I grew up thinking it was good to believe in God. I attended Catholic school through 8th grade. I was even offered a full scholarship to one of the most prestigious Jesuit secondary schools in NYC—Regis High School. I turned it down. I’m not quite sure what my reasoning was at the time, but I do remember feeling that it was not the right fit for me. I was also simultaneously terrified and thrilled at the prospect of attending an all-male private secondary school in Manhattan. But ultimately, I was more terrified than thrilled, so I said “No thanks.” I also declined admission to at least three other Catholic high schools (St. Francis Prep, Archbishop Molloy, and Christ the King). I attended a public high school, Hillcrest, in Jamaica, Queens.
I’m pretty sure that turning down a scholarship to Regis was the first step in my “coming out” as an Atheist, although I can recognize that only in retrospect. Although I would continue to self-identify as a Catholic for many years, I know that’s when I began questioning the value of faith in religion. Any number of circumstances surrounding my childhood and family life could have served as a catalyst for this doubt, but the death of my father—and the subsequent hypocrisy of allegedly religious friends and family members—accelerated my journey to Atheism.
So here’s the crux of the difference between coming out as gay/queer and coming out as an Atheist.

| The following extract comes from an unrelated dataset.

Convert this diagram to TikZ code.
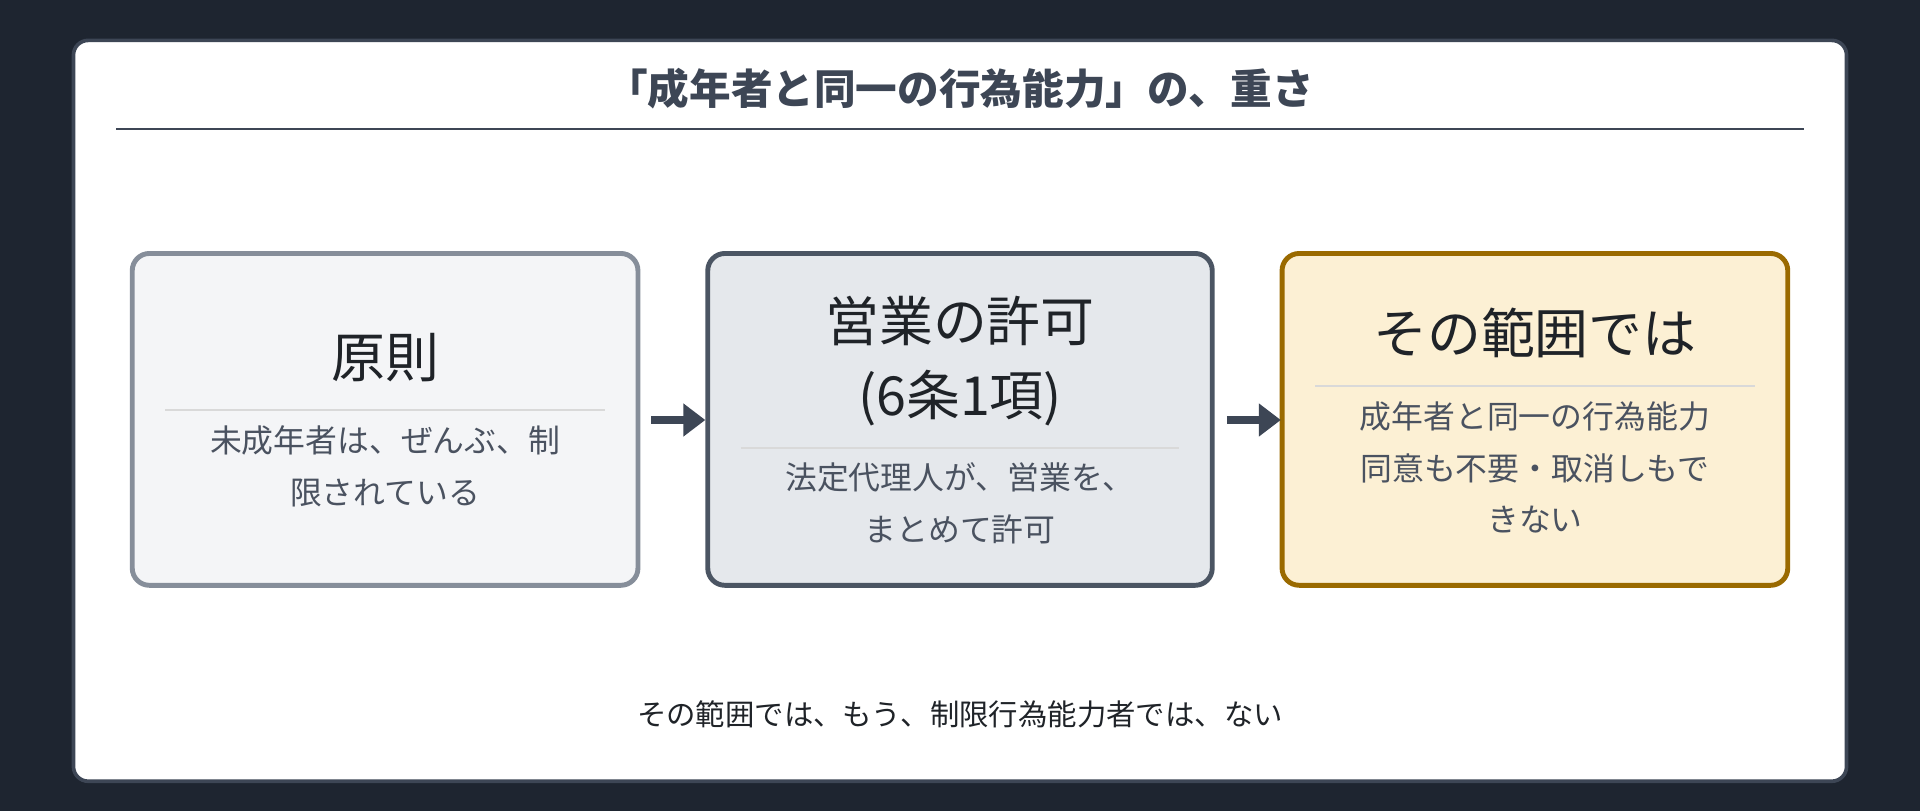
\documentclass[tikz,border=0pt]{standalone}
\usepackage{fontspec}
\setmainfont{Noto Sans CJK JP}
\usetikzlibrary{arrows.meta}
\definecolor{bg}{HTML}{1E2530}
\definecolor{frame}{HTML}{3D4655}
\definecolor{bAd}{HTML}{868E9A}\definecolor{bAf}{HTML}{F4F5F7}
\definecolor{bBd}{HTML}{4B5563}\definecolor{bBf}{HTML}{E5E8EC}
\definecolor{bCd}{HTML}{9A6A00}\definecolor{bCf}{HTML}{FCF0D4}
\definecolor{ttxt}{HTML}{1F2328}\definecolor{stxt}{HTML}{4A5260}
\begin{document}
\begin{tikzpicture}[x=0.5pt,y=-0.5pt,
  box/.style={draw,line width=2pt,rounded corners=7pt},
  ttl/.style={font=\fontsize{22}{30}\selectfont,text=ttxt,align=center},
  sub/.style={font=\fontsize{13}{21}\selectfont,text=stxt,align=center},
  sep/.style={draw=black!15,line width=0.8pt},
  arr/.style={draw=frame,line width=3pt,-{Triangle[length=9pt,width=13pt]}}]
\fill[bg] (0,0) rectangle (1568,662);
\useasboundingbox (0,0) rectangle (1568,662);
\draw[frame,fill=white,line width=1.5pt,rounded corners=6pt] (60,33) rectangle (1508,638);
\node[font=\bfseries\fontsize{17}{20}\selectfont,text=frame] (t) at (784,72) {「成年者と同一の行為能力」の、重さ};
\draw[frame,line width=0.8pt] (95,105) -- (1473,105);
% box A
\draw[box,draw=bAd,fill=bAf] (108,207) rectangle (521,478);
\coordinate (A) at (108,343);\coordinate (Ae) at (521,343);
\node[ttl] (a1) at (314.5,292) {原則};
\draw[sep] (135,335) -- (494,335);
\node[sub] (a2) at (314.5,381) {未成年者は、ぜんぶ、制\\限されている};
% box B
\draw[box,draw=bBd,fill=bBf] (578,207) rectangle (990,478);
\coordinate (B) at (578,343);\coordinate (Be) at (990,343);
\node[ttl] (b1) at (784,295) {営業の許可\\(6条1項)};
\draw[sep] (605,366) -- (963,366);
\node[sub] (b2) at (784,411) {法定代理人が、営業を、\\まとめて許可};
% box C
\draw[box,draw=bCd,fill=bCf] (1047,207) rectangle (1460,478);
\coordinate (C) at (1047,343);
\node[ttl] (c1) at (1253.5,272) {その範囲では};
\draw[sep] (1074,315) -- (1433,315);
\node[sub] (c2) at (1253.5,382) {成年者と同一の行為能力\\同意も不要・取消しもで\\きない};
% arrows
\coordinate (a0) at (532,343);\coordinate (a9) at (576,343);
\coordinate (b0) at (1002,343);\coordinate (b9) at (1046,343);
\draw[arr] (a0) -- (a9);
\draw[arr] (b0) -- (b9);
\node[font=\fontsize{12}{16}\selectfont,text=ttxt] (f) at (784,583) {その範囲では、もう、制限行為能力者では、ない};
\end{tikzpicture}
\end{document}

Whereas I am sure that I have always been gay, I am likewise sure that I have not always been an Atheist. I used to be Catholic; now I’m an Atheist. Based on what I learned, what I observed, and what I thought, I decided to abandon the Catholic faith, and all religion for that matter (for numerous reasons—again, that’s a topic for another blog). I used to think that this was a pretty simple matter. Belief in religion is a matter of choice; I chose not to believe. End of discussion. Or so I thought.
My emerging Atheism has paralleled my growing knowledge of queer theory and what it means to be queer (and not just gay). Although I might feel (emotionally, in my gut) that I will always be unequivocally attracted to men only, intellectually I do believe in the unstable, ever-changing sexual orientation/sexual identity posited by queer theory—the idea that neither sexual orientation nor identity is permanent and fixed and that we all inhabit various loci on the sexual continuum at various times. Therefore, yes, I do believe that it’s possible for someone who identifies as heterosexual to, at some later point, identify as gay or lesbian. In fact, I have seen it happen numerous times. So sexuality is fluid.

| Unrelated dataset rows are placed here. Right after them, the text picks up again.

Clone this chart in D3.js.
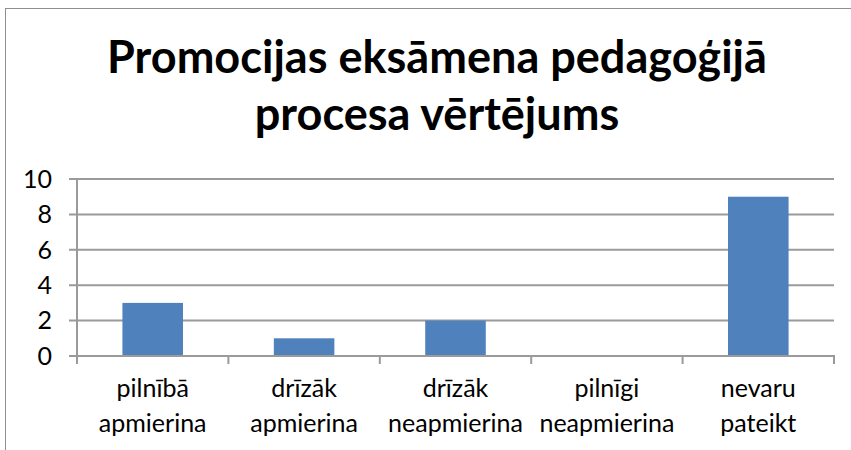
<!DOCTYPE html>
<html>
<head>
<meta charset="utf-8">
<script src="https://cdn.jsdelivr.net/npm/d3@7/dist/d3.min.js"></script>
<style>
  html, body { margin: 0; padding: 0; background: #fff; }
  svg { display: block; }
</style>
</head>
<body>
<svg id="chart" width="851" height="450"></svg>
<script>
// Survey answers and counts
const categories = [
  ["pilnībā", "apmierina"],
  ["drīzāk", "apmierina"],
  ["drīzāk", "neapmierina"],
  ["pilnīgi", "neapmierina"],
  ["nevaru", "pateikt"]
];
const counts = [3, 1, 2, 0, 9];
const yTicks = [0, 2, 4, 6, 8, 10];
const titleLines = ["Promocijas eksāmena pedagoģijā", "procesa vērtējums"];

const FONT = "Lato, 'Open Sans', sans-serif";
const svg = d3.select("#chart");

// font size that makes a string span a given width
function fitSize(text, weight, target) {
  const t = svg.append("text").attr("font-family", FONT)
    .attr("font-weight", weight).attr("font-size", 100).text(text);
  const w = t.node().getComputedTextLength();
  t.remove();
  return 100 * target / w;
}

// outer chart frame
svg.append("rect")
  .attr("x", 5.5).attr("y", 8.5)
  .attr("width", 900).attr("height", 500)
  .attr("fill", "none").attr("stroke", "#8f8f8f").attr("stroke-width", 1);

// title
const titleSize = fitSize(titleLines[0], "bold", 660);
svg.append("text")
  .attr("x", 437).attr("y", 73)
  .attr("text-anchor", "middle")
  .attr("font-family", FONT).attr("font-weight", "bold")
  .attr("font-size", titleSize).attr("fill", "#000")
  .selectAll("tspan").data(titleLines).join("tspan")
  .attr("x", 437).attr("dy", (d, i) => i === 0 ? 0 : 57)
  .text(d => d);

const plot = { left: 77, right: 834, top: 179, bottom: 356 };

const x = d3.scaleBand()
  .domain(d3.range(categories.length))
  .range([plot.left, plot.right])
  .paddingInner(0.6).paddingOuter(0.3);

const step = (plot.right - plot.left) / categories.length;

const y = d3.scaleLinear().domain([0, 10]).range([plot.bottom, plot.top]);

const GRID = "#9a9a9a";

// horizontal gridlines with left tick marks
svg.append("g").selectAll("line").data(yTicks.filter(v => v > 0)).join("line")
  .attr("x1", plot.left - 8).attr("x2", plot.right)
  .attr("y1", d => y(d)).attr("y2", d => y(d))
  .attr("stroke", GRID).attr("stroke-width", 2);

// bars
svg.append("g").selectAll("rect").data(counts).join("rect")
  .attr("x", (d, i) => x(i))
  .attr("width", x.bandwidth())
  .attr("y", d => y(d))
  .attr("height", d => y(0) - y(d))
  .attr("fill", "#4f81bd");

// value axis line
svg.append("line")
  .attr("x1", plot.left).attr("x2", plot.left)
  .attr("y1", plot.top).attr("y2", plot.bottom)
  .attr("stroke", GRID).attr("stroke-width", 2);

// category axis line with boundary ticks
svg.append("line")
  .attr("x1", plot.left - 8).attr("x2", plot.right + 1)
  .attr("y1", y(0)).attr("y2", y(0))
  .attr("stroke", GRID).attr("stroke-width", 2);
svg.append("g").selectAll("line").data(d3.range(categories.length + 1)).join("line")
  .attr("x1", i => plot.left + i * step).attr("x2", i => plot.left + i * step)
  .attr("y1", y(0)).attr("y2", y(0) + 8)
  .attr("stroke", GRID).attr("stroke-width", 2);

// value tick labels
const labelSize = fitSize("neapmierina", "normal", 135);
svg.append("g").selectAll("text").data(yTicks).join("text")
  .attr("x", 52).attr("y", d => y(d))
  .attr("dy", "0.35em")
  .attr("text-anchor", "end")
  .attr("font-family", FONT).attr("font-size", labelSize)
  .attr("fill", "#000")
  .text(d => d);

// category labels, two lines each
svg.append("g").selectAll("text").data(categories).join("text")
  .attr("text-anchor", "middle")
  .attr("font-family", FONT).attr("font-size", labelSize)
  .attr("fill", "#000")
  .each(function (d, i) {
    const cx = x(i) + x.bandwidth() / 2;
    d3.select(this).selectAll("tspan").data(d).join("tspan")
      .attr("x", cx)
      .attr("y", (s, j) => 397 + j * 35)
      .text(s => s);
  });
</script>
</body>
</html>
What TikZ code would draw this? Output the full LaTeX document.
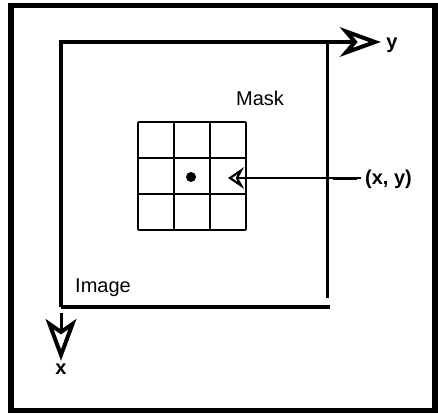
\documentclass[tikz,border=0pt]{standalone}
\usepackage{fontspec}
\setmainfont{Liberation Sans}
\begin{document}
\begin{tikzpicture}[x=1pt,y=-1pt,
  frame/.style={line width=5.5pt},
  imgline/.style={line width=3.5pt},
  gridline/.style={line width=2pt},
  headbig/.style={line width=4pt, line join=miter, fill=white},
  headsmall/.style={line width=2.2pt, line join=miter, fill=white},
  lbl/.style={font=\fontsize{20}{22}\selectfont, inner sep=0pt},
  axlbl/.style={font=\bfseries\fontsize{20}{22}\selectfont, inner sep=0pt}]
\useasboundingbox (0,0) rectangle (438,414);
\draw[frame] (11,5.5) rectangle (435,410.5);
% image rectangle
\coordinate (tl) at (61,42);
\coordinate (ytip) at (375,42);
\coordinate (bl) at (61,307);
\coordinate (br) at (330,307);
\coordinate (rt) at (327.5,44);
\coordinate (rb) at (327.5,298);
\draw[imgline] (bl) -- (tl) -- (353,42);
\draw[headbig] (ytip) -- (346,31.5) -- (355,42) -- (346,52.5) -- cycle;
\draw[imgline] (bl) -- (br);
\draw[imgline] (rt) -- (rb);
\node[axlbl] (ylbl) at (392,45) {y};
% x axis arrow
\coordinate (xstart) at (61,313);
\coordinate (xtip) at (61,355);
\draw[line width=3pt] (xstart) -- (61,333);
\draw[headbig] (xtip) -- (49.5,324) -- (61,332) -- (72.5,324) -- cycle;
\node[axlbl] (xlbl) at (61,369) {x};
% mask grid
\foreach \i in {0,1,2,3} {
  \draw[gridline] (138+36*\i,122) -- (138+36*\i,230);
  \draw[gridline] (138,122+36*\i) -- (246,122+36*\i);
}
\fill (191,177) circle (5pt);
\node[lbl] (mask) at (260,98) {Mask};
\node[lbl] (image) at (103,288) {Image};
% (x,y) label and arrow
\node[axlbl, anchor=west] (xy) at (365,179) {(x, y)};
\coordinate (xyend) at (230,178);
\draw[line width=1.5pt] (xy.west |- xyend) ++(-4,0) -- (236,178);
\draw[headsmall] (xyend) -- (241,170.5) -- (237,178) -- (241,185.5) -- cycle;
\draw[line width=3pt] (333,178) -- (357,178);
\end{tikzpicture}
\end{document}
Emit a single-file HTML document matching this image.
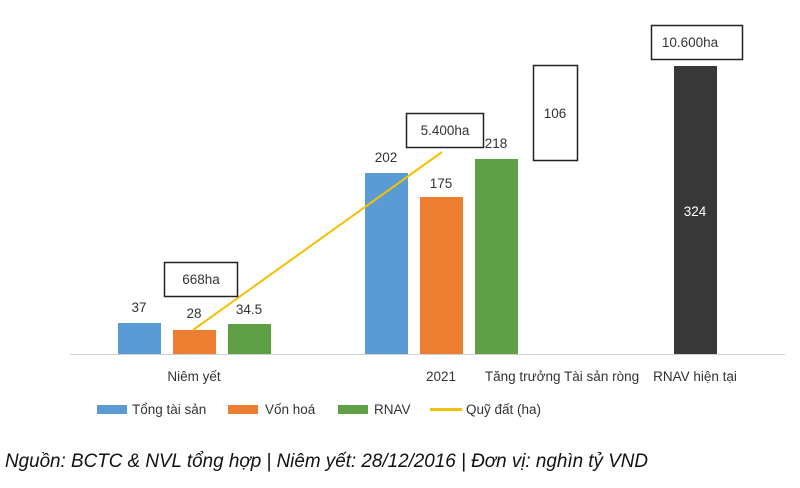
<!DOCTYPE html>
<html><head><meta charset="utf-8"><style>
body{margin:0;background:#fff;}
svg text{font-family:"Liberation Sans",sans-serif;}
</style></head><body>
<svg width="800" height="483" xmlns="http://www.w3.org/2000/svg">
<rect width="800" height="483" fill="#fff"/>
<line x1="70" y1="354.5" x2="785" y2="354.5" stroke="#d0d0d0" stroke-width="1"/>
<g>
<rect x="118" y="323" width="43" height="31" fill="#5b9bd5"/>
<rect x="173" y="330" width="43" height="24" fill="#ed7d31"/>
<rect x="228" y="324" width="43" height="30" fill="#5fa046"/>
<rect x="365" y="173" width="43" height="181" fill="#5b9bd5"/>
<rect x="420" y="197" width="43" height="157" fill="#ed7d31"/>
<rect x="475" y="159" width="43" height="195" fill="#5fa046"/>
<rect x="674" y="66" width="43" height="288" fill="#383838"/>
</g>
<line x1="193" y1="330" x2="442" y2="152" stroke="#f5c000" stroke-width="2"/>
<g fill="#fff" stroke="#222" stroke-width="1.5">
<rect x="164.5" y="262.5" width="73" height="34"/>
<rect x="406.5" y="113.5" width="77" height="34"/>
<rect x="533.5" y="65.5" width="44" height="95"/>
<rect x="651.5" y="25.5" width="91" height="34"/>
</g>
<g font-size="13.5" fill="#333" text-anchor="middle">
<text x="201" y="284">668ha</text>
<text x="445" y="135">5.400ha</text>
<text x="555" y="118">106</text>
<text x="690" y="47">10.600ha</text>
<text x="139" y="312">37</text>
<text x="194" y="318">28</text>
<text x="249" y="314">34.5</text>
<text x="386" y="162">202</text>
<text x="441" y="188">175</text>
<text x="496" y="148">218</text>
<text x="695" y="216" fill="#fff">324</text>
<text x="194" y="381">Niêm yết</text>
<text x="441" y="381">2021</text>
<text x="562" y="381">Tăng trưởng Tài sản ròng</text>
<text x="695" y="381">RNAV hiện tại</text>
</g>
<g font-size="13.5" fill="#333">
<rect x="97" y="405" width="30" height="9" fill="#5b9bd5"/><text x="132" y="414">Tổng tài sản</text>
<rect x="228" y="405" width="30" height="9" fill="#ed7d31"/><text x="265" y="414">Vốn hoá</text>
<rect x="338" y="405" width="30" height="9" fill="#5fa046"/><text x="374" y="414">RNAV</text>
<line x1="430" y1="409.5" x2="462" y2="409.5" stroke="#f5c000" stroke-width="3"/><text x="466" y="414">Quỹ đất (ha)</text>
</g>
<text x="5" y="467" font-size="19" font-style="italic" fill="#111" textLength="643" lengthAdjust="spacingAndGlyphs">Nguồn: BCTC &amp; NVL tổng hợp | Niêm yết: 28/12/2016 | Đơn vị: nghìn tỷ VND</text>
</svg>
</body></html>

Then I watched an episode of “Our America with Lisa Ling” on the Oprah Winfrey Network (please bear with me on this—I promise it will make sense). In the episode, entitled “Pray the Gay Away?”, Ling focused on Exodus International, the infamous religious organization that (depending on which propaganda you choose to believe) does or does not promise to help gay men and women “become” heterosexual. Although much of the rhetoric spouted by the leaders of Exodus and other “ex-gay” ministries was ignorant and revealed a rudimentary (at best) understanding of human sexuality, I began to question the underlying assumption upon which Exodus International’s mission is based—that a gay person can become straight. And then my analytical brain kicked in—“Well, smarty pants, if a straight person can ‘come out’ as gay, why can’t a gay person ‘come out’ as straight? Does coming out only work in one direction? If you really do see queer theory as a useful framework for understanding sexuality, shouldn’t the fluidity of sexual orientation and identity account for all variations, whether it be straight-to-gay, gay-to-straight, temporarily bisexual, bi-curious, heteroflexible, pansexual, omnisexual, etcetera, etcetera, ad infinitum…?” Or does it all just boil down to behavior, and labels be damned? (Ah, yes, I can hear Judith Butler whispering in my ear…”Performativity, Jim. Performativity…”).
So now I’m in a quandary, which, some might argue, is precisely the point of queer theory. You can’t truly be a queer theorist until you know what it is that you don’t know.